Andy Carroll
Andy Carroll was believed to be a failed purchase for Liverpool, but Damien Comolli has explained the financial side of the decision to pay so much for the England striker in 2011.

Damien Comolli insists that it made financial sense for Liverpool to break the British transfer record to purchase Andy Carroll in 2011, even though the striker failed to star for the side in his two and a half years at Merseyside.

Carroll was a last minute deal on deadline day in January 2011 by Kenny Dalglish and Comolli, with the former becoming acting manager in the same month and the latter taking the role as director of football.

The deal cost Liverpool around £35m, a fee which has become synonymous with talking about Carroll and his abilities. Yet, despite the club parting company with the England international this summer for £15m, Comolli insists that with the sale of Ryan Babel and Fernando Torres in the same January transfer window, the Carroll deal was still viable.

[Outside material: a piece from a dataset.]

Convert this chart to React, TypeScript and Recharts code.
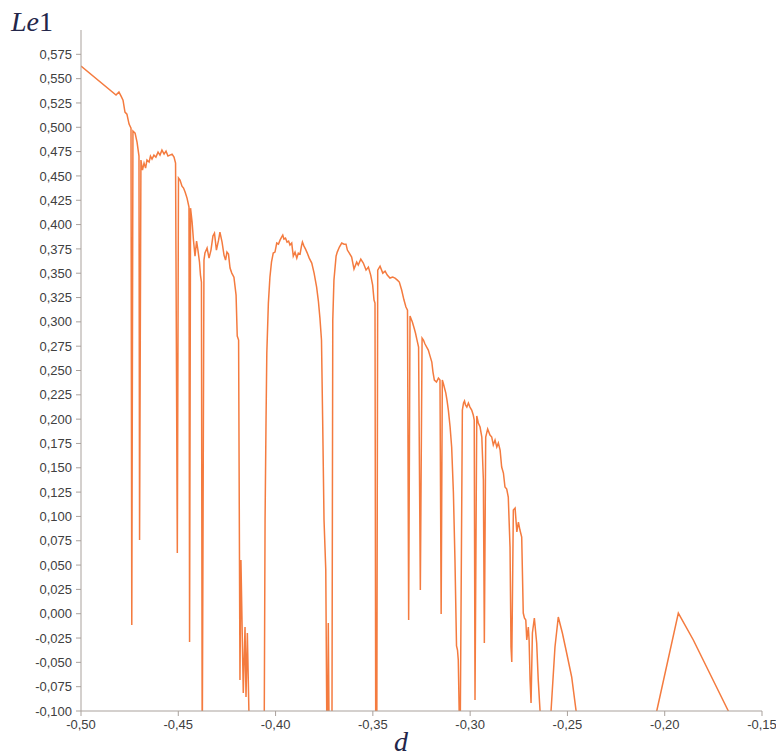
import React from 'react'
import { LineChart, Line, XAxis, YAxis } from 'recharts'

// [d, Le1], grouped by region
const leftShoulder: [number, number][] = [
  [-0.5, 0.5629], [-0.482, 0.5331], [-0.4805, 0.5362], [-0.4794, 0.532], [-0.4784, 0.5279],
  [-0.4774, 0.5156], [-0.4764, 0.5135], [-0.4753, 0.5033], [-0.4743, 0.4992], [-0.4739, -0.0116],
  [-0.4733, 0.4961], [-0.4722, 0.494], [-0.4712, 0.4848], [-0.4702, 0.4704], [-0.4699, 0.0757],
]

const firstPlateau: [number, number][] = [
  [-0.4692, 0.4663], [-0.4684, 0.456], [-0.4676, 0.4632], [-0.4668, 0.458], [-0.4661, 0.4663],
  [-0.465, 0.4642], [-0.4643, 0.4704], [-0.4635, 0.4673], [-0.4625, 0.4714], [-0.4615, 0.4693],
  [-0.4604, 0.4745], [-0.4594, 0.4714], [-0.4584, 0.4765], [-0.4573, 0.4724], [-0.4563, 0.4755],
  [-0.4553, 0.4704], [-0.4543, 0.4714], [-0.4532, 0.4724], [-0.4522, 0.4693], [-0.4514, 0.4632],
  [-0.4505, 0.0624], [-0.4499, 0.4478], [-0.4491, 0.4457], [-0.4481, 0.4395], [-0.4473, 0.4375],
  [-0.4465, 0.4334], [-0.4455, 0.4272], [-0.4445, 0.418], [-0.4442, -0.0291], [-0.4437, 0.4169],
  [-0.4429, 0.4025], [-0.4422, 0.384], [-0.4414, 0.3676], [-0.4406, 0.383], [-0.4399, 0.3738],
  [-0.4391, 0.3614], [-0.4386, 0.3481], [-0.4381, 0.3409], [-0.4377, -0.1504],
]

const secondHump: [number, number][] = [
  [-0.4368, 0.3635], [-0.4363, 0.3707], [-0.4352, 0.3758], [-0.4342, 0.3655], [-0.4332, 0.3738],
  [-0.4322, 0.3882], [-0.4314, 0.3912], [-0.4304, 0.3738], [-0.4293, 0.384], [-0.4286, 0.3923],
  [-0.4275, 0.382], [-0.4265, 0.3686], [-0.4257, 0.3635], [-0.425, 0.3717], [-0.4242, 0.3697],
  [-0.4234, 0.3553], [-0.4225, 0.3501], [-0.4214, 0.346], [-0.4203, 0.3275], [-0.4197, 0.2854],
  [-0.419, 0.2813], [-0.4183, -0.0681], [-0.4178, 0.0552], [-0.4166, -0.0815], [-0.4157, -0.0137],
  [-0.4152, -0.0856], [-0.4145, -0.0198], [-0.4137, -0.101], [-0.4129, -0.1504], [-0.4101, -0.1709],
  [-0.407, -0.1504], [-0.4058, -0.101],
]

const thirdHump: [number, number][] = [
  [-0.4054, 0.0963], [-0.4049, 0.1991], [-0.4045, 0.2679], [-0.4037, 0.3193], [-0.4029, 0.346],
  [-0.4021, 0.3614], [-0.4012, 0.3707], [-0.4003, 0.3717], [-0.3994, 0.381], [-0.3985, 0.3799],
  [-0.3977, 0.384], [-0.3969, 0.3871], [-0.3963, 0.3892], [-0.3957, 0.3851], [-0.3949, 0.3861],
  [-0.3941, 0.382], [-0.3933, 0.383], [-0.3926, 0.3789], [-0.3917, 0.381], [-0.3909, 0.3676],
  [-0.39, 0.3717], [-0.3891, 0.3655], [-0.3883, 0.3707], [-0.3874, 0.3697], [-0.3867, 0.3779],
  [-0.3862, 0.382], [-0.3854, 0.3779], [-0.3846, 0.3748], [-0.3837, 0.3707], [-0.3827, 0.3655],
  [-0.3814, 0.3604], [-0.3802, 0.3501], [-0.3789, 0.3357], [-0.378, 0.3214], [-0.3772, 0.3039],
  [-0.3764, 0.2813], [-0.3758, 0.1991], [-0.3751, 0.0963], [-0.3742, 0.0449], [-0.3737, -0.101],
  [-0.3733, -0.1504], [-0.3729, -0.0096], [-0.3724, -0.1504], [-0.3715, -0.1504], [-0.371, -0.101],
]

const fourthHump: [number, number][] = [
  [-0.3706, 0.3018], [-0.37, 0.3429], [-0.3689, 0.3676], [-0.3683, 0.3717], [-0.3672, 0.3769],
  [-0.366, 0.381], [-0.3648, 0.3799], [-0.3638, 0.3799], [-0.3631, 0.3738], [-0.3621, 0.3707],
  [-0.3609, 0.3666], [-0.3597, 0.3542], [-0.3583, 0.3614], [-0.3575, 0.3584], [-0.3562, 0.3645],
  [-0.3549, 0.3604], [-0.3535, 0.3532], [-0.3523, 0.3563], [-0.3511, 0.3481], [-0.3501, 0.3378],
  [-0.3494, 0.3224], [-0.3489, 0.3193], [-0.3485, -0.1504], [-0.348, -0.1504],
]

const decline: [number, number][] = [
  [-0.3475, 0.3532], [-0.3463, 0.3573], [-0.3449, 0.3501], [-0.3437, 0.3522], [-0.3426, 0.3481],
  [-0.3412, 0.345], [-0.3398, 0.346], [-0.3386, 0.345], [-0.3374, 0.3429], [-0.3364, 0.3409],
  [-0.3352, 0.3327], [-0.334, 0.3224], [-0.333, 0.3152], [-0.3322, 0.3121], [-0.3316, -0.0065],
  [-0.3309, 0.3059], [-0.3297, 0.2998], [-0.3288, 0.2936], [-0.3281, 0.2885], [-0.3273, 0.2813],
  [-0.3265, 0.2741], [-0.3256, 0.0244], [-0.3247, 0.2833], [-0.324, 0.2813], [-0.3232, 0.2772],
  [-0.3215, 0.271], [-0.3206, 0.2648], [-0.3197, 0.2587], [-0.3191, 0.2484], [-0.3184, 0.2402],
  [-0.3173, 0.2381], [-0.3163, 0.2422], [-0.3155, 0.2402], [-0.3149, -0.0003], [-0.3143, 0.2402],
  [-0.3137, 0.2361], [-0.3125, 0.2268], [-0.3119, 0.2196], [-0.3112, 0.2093], [-0.3103, 0.1919],
  [-0.3095, 0.1713], [-0.3086, 0.124], [-0.3078, 0.0552], [-0.307, -0.0332], [-0.3065, -0.0373],
  [-0.3061, -0.0476], [-0.3052, -0.1504],
]

const lowerSteps: [number, number][] = [
  [-0.304, 0.2093], [-0.3034, 0.2165], [-0.3029, 0.2186], [-0.3024, 0.2145], [-0.3017, 0.2124],
  [-0.3009, 0.2165], [-0.3001, 0.2124], [-0.2992, 0.2093], [-0.2984, 0.2042], [-0.2979, 0.1991],
  [-0.2975, -0.0887], [-0.2966, 0.2032], [-0.2958, 0.196], [-0.2949, 0.1919], [-0.294, 0.1816],
  [-0.2932, 0.1374], [-0.2927, -0.0301], [-0.292, 0.1816], [-0.291, 0.1898], [-0.2898, 0.1836],
  [-0.2889, 0.1816], [-0.2881, 0.1734], [-0.2872, 0.1785], [-0.2863, 0.1713], [-0.2855, 0.1754],
  [-0.2846, 0.1682], [-0.2838, 0.1508], [-0.2829, 0.1446], [-0.2821, 0.1302], [-0.2812, 0.1281],
  [-0.2804, 0.1199], [-0.2795, 0.0685], [-0.279, -0.0342], [-0.2786, -0.0496], [-0.2778, 0.1066],
  [-0.2769, 0.1086], [-0.276, 0.084], [-0.2752, 0.0942], [-0.2744, 0.086], [-0.2735, 0.0788],
  [-0.2727, 0.0007], [-0.2721, -0.0044], [-0.2714, -0.0065], [-0.2709, -0.027], [-0.2701, -0.0137],
  [-0.2697, -0.027], [-0.2692, -0.0681], [-0.2687, -0.0918], [-0.268, -0.0198], [-0.267, -0.0044],
  [-0.2658, -0.0301], [-0.265, -0.0681], [-0.2641, -0.099],
]

const tail: [number, number][] = [
  [-0.263, -0.1349], [-0.2594, -0.1319], [-0.2584, -0.099], [-0.2564, -0.0342], [-0.2547, -0.0034],
  [-0.2526, -0.0198], [-0.2504, -0.0404], [-0.2478, -0.0651], [-0.2456, -0.099], [-0.2435, -0.1236],
  [-0.2075, -0.1311], [-0.2041, -0.1], [-0.193, 0.0007], [-0.1853, -0.027], [-0.1673, -0.1],
  [-0.15, -0.1678],
]

const dTicks = [-0.5, -0.45, -0.4, -0.35, -0.3, -0.25, -0.2, -0.15]
const le1Ticks = [
  -0.1, -0.075, -0.05, -0.025, 0, 0.025, 0.05, 0.075, 0.1, 0.125, 0.15, 0.175, 0.2, 0.225,
  0.25, 0.275, 0.3, 0.325, 0.35, 0.375, 0.4, 0.425, 0.45, 0.475, 0.5, 0.525, 0.55, 0.575,
]

const data = [
  ...leftShoulder, ...firstPlateau, ...secondHump, ...thirdHump,
  ...fourthHump, ...decline, ...lowerSteps, ...tail,
].map(([d, le1]) => ({ d, le1 }))

const axisColor = '#a9a19c'
const tickStyle = { fill: '#404040', fontSize: 13, fontFamily: '"Liberation Sans", Arial, sans-serif' }
const comma = (v: number, digits: number) => v.toFixed(digits).replace('.', ',')

export default function App() {
  return (
    <div style={{ position: 'absolute', left: 0, top: 0, width: 776, height: 756, background: '#fff' }}>
      <LineChart width={776} height={756} data={data} margin={{ top: 30, right: 14, bottom: 15, left: 0 }}>
        <XAxis
          type="number"
          dataKey="d"
          domain={[-0.5, -0.15]}
          ticks={dTicks}
          tickFormatter={(v) => comma(v, 2)}
          allowDataOverflow
          height={30}
          stroke={axisColor}
          tick={tickStyle}
          tickSize={5}
          tickMargin={4}
        />
        <YAxis
          type="number"
          domain={[-0.1, 0.6]}
          ticks={le1Ticks}
          tickFormatter={(v) => comma(v, 3)}
          allowDataOverflow
          width={81}
          stroke={axisColor}
          tick={tickStyle}
          tickSize={5}
          tickMargin={4}
        />
        <Line
          type="linear"
          dataKey="le1"
          stroke="#f47b3f"
          strokeWidth={1.5}
          dot={false}
          isAnimationActive={false}
        />
      </LineChart>
      <div
        style={{
          position: 'absolute', left: 11, top: 8, fontFamily: '"Liberation Serif", serif',
          fontSize: 28, lineHeight: 1, color: '#23264a',
        }}
      >
        <i>Le</i>1
      </div>
      <div
        style={{
          position: 'absolute', left: 394, top: 728, fontFamily: '"Liberation Serif", serif',
          fontSize: 28, lineHeight: 1, color: '#23264a', fontStyle: 'italic',
        }}
      >
        d
      </div>
    </div>
  )
}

He told the Daily Mirror: "At Liverpool, and I would include myself in this because I was there, you have to manage expectations. But I would not say that has ­anything to do with Andy Carroll's fee.

"There was an inflated price on Fernando Torres and we got ­unbelievable money for him. We looked at it not as a two-player deal, but as a four-player deal.

"We also sold Ryan Babel at that time and we signed Luis Suarez, and we made a profit. That is the way we looked at it at the time.

"I said we were overpaying by £15m for Carroll, but that if the player is not successful we will still get £20m back on him.

"And since then Liverpool have had a big loan fee from West Ham - they paid his wages for a year, and Liverpool have now sold him ­permanently to them.

"People have forgotten that and they shouldn't."

Comolli is also widely credited with being the man to see the talent in Gareth Bale, who this summer sealed a record-breaking move to Real Madrid from the Frenchman's former workplace Tottenham.

And he believes there is a huge difference between scouting players now and back when Bale made the move to Spurs in 2007.

"When I a­rrived at Spurs in 2005 the level of the Premier League was nowhere near where it is now," he explained. "Players are better technically and the bar has been raised.

"At Spurs our team finished fifth in 2005-06 - but that team would probably be top 10 now. The ­difference is massive.

"You need to have players more technically gifted than 10 years ago.

"In terms of the transfer market there are not many top English or British players around and that is why you pay a premium.

"When we signed Gareth Bale at Tottenham people could not believe the fee we were paying for a 17-year-old who had never played in the Premier League. But that is not bad business now!"